Monday, April 29, 2024
Margaret Jacks Hall (Bldg. 460)
Room 126
(See description for Notes on Entry)

The
Symbolic Systems Forum
(community sessions of SYMSYS 280 - Symbolic Systems Research Seminar)
presents

Going beyond the here and now: Counterfactual simulation in human cognition

Tobias Gerstenberg
Psychology Department

Monday, April 29, 2024
12;30-1:20 pm PT
Margaret Jacks Hall (Bldg. 460), Room 126
In-person event, not recorded
(see below for entry instructions if you are not an active Stanford affiliate)

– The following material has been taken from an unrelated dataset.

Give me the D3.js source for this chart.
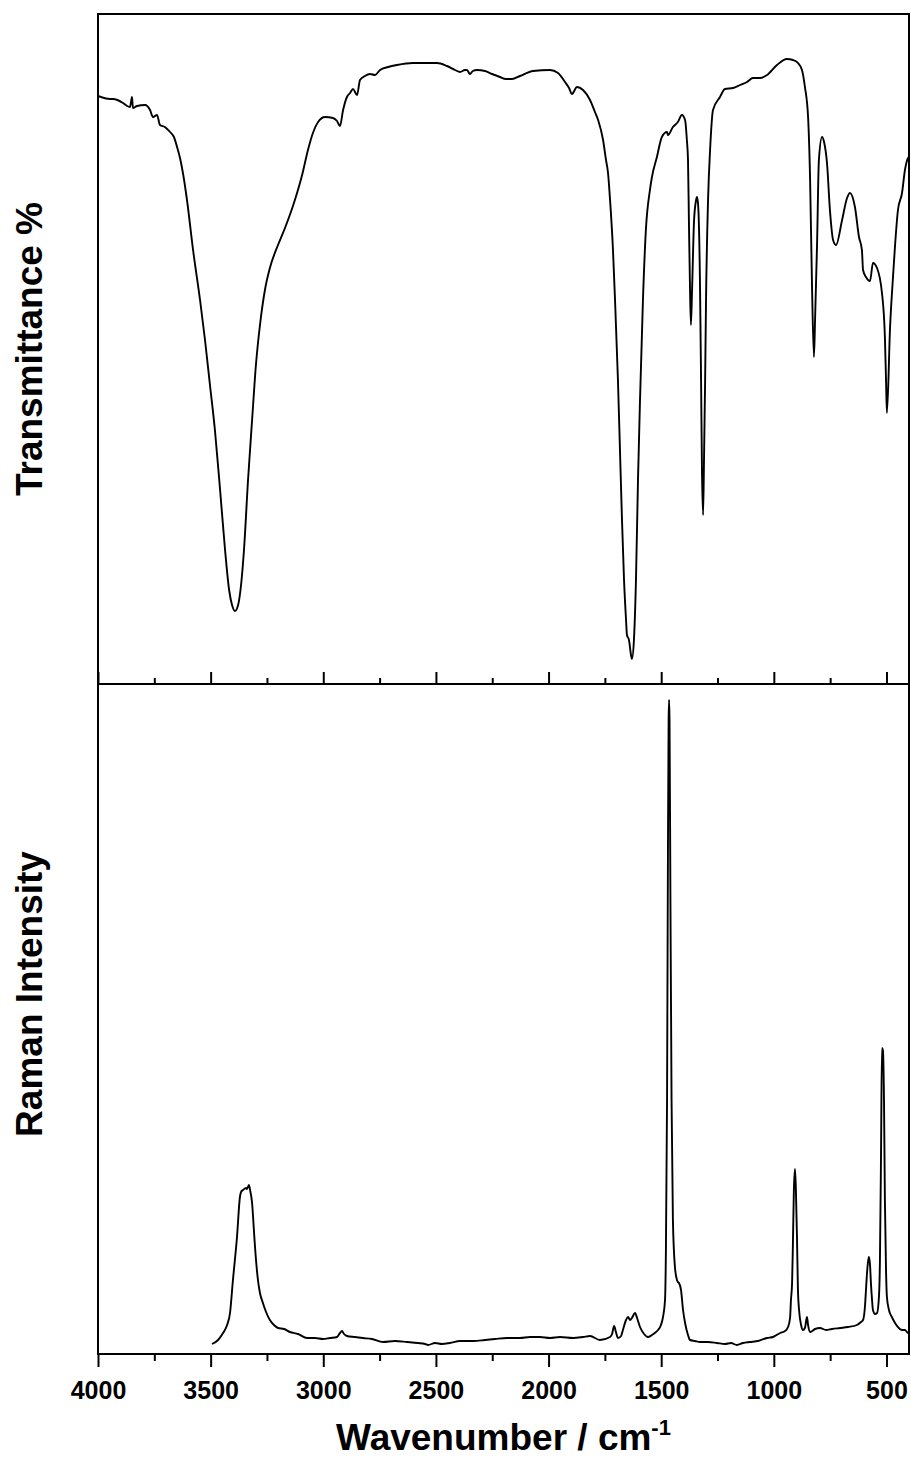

Note: Lunch is provided, if pre-ordered, only for members of SYMSYS 280, but others are welcome to bring a lunch and eat during the presentation.

ABSTRACT:

As humans, we spend much of our time going beyond the here and now. We dwell on the past, long for the future, and ponder how things could have turned out differently. The capacity to simulate counterfactual possibilities is an important feat of human cognition. Counterfactuals are critical for how people make causal judgments, how they explain what happened, and how they hold others responsible for their actions. To simulate counterfactuals, we need three key ingredients: a generative mental model of the world, the ability to perform counterfactual interventions on that model, and the capacity to simulate what the consequences of these interventions would have been. I introduce the counterfactual simulation model (CSM) which incorporates these ingredients and applies them to capturing people's intuitive understanding of the physical and psychological world. In the physical domain, the CSM predicts people's causal judgments about a variety of physical scenes, including dynamic collision events, complex situations that involve multiple causes, omissions as causes, and causal responsibility for a system's stability. It also captures the cognitive processes that underlie these judgments as revealed by spontaneous eye-movements. People not only look at what actually happened; they spontaneously simulate whether the outcome in the counterfactual situation would have been different. In the psychological domain, the CSM explains what agent's actions made a difference to the outcome, whether one agent helped or hindered another, and how responsible different agents are for a joint outcome. Together these results demonstrate that much of human thought can be understood as cognitive operations over mental models, and that counterfactual simulation, in particular, plays a critical role in how humans make sense of the world.

NOTES ON ENTRY TO THE MEETING ROOM:

Entry to the building is open to anyone with an active Stanford ID via the card readers next to each door. If you do not have a Stanford ID, you can gain entry between 12:15 and 12:30pm ONLY by knocking on the exterior windows of room 126. These windows are to the left of the west side exterior door on the first floor of Margaret Jacks Hall, which faces the back east side of Building 420. Please do not knock on these windows after 12:30pm when the talk has started. We will not be able to come out and open the door for you at that point.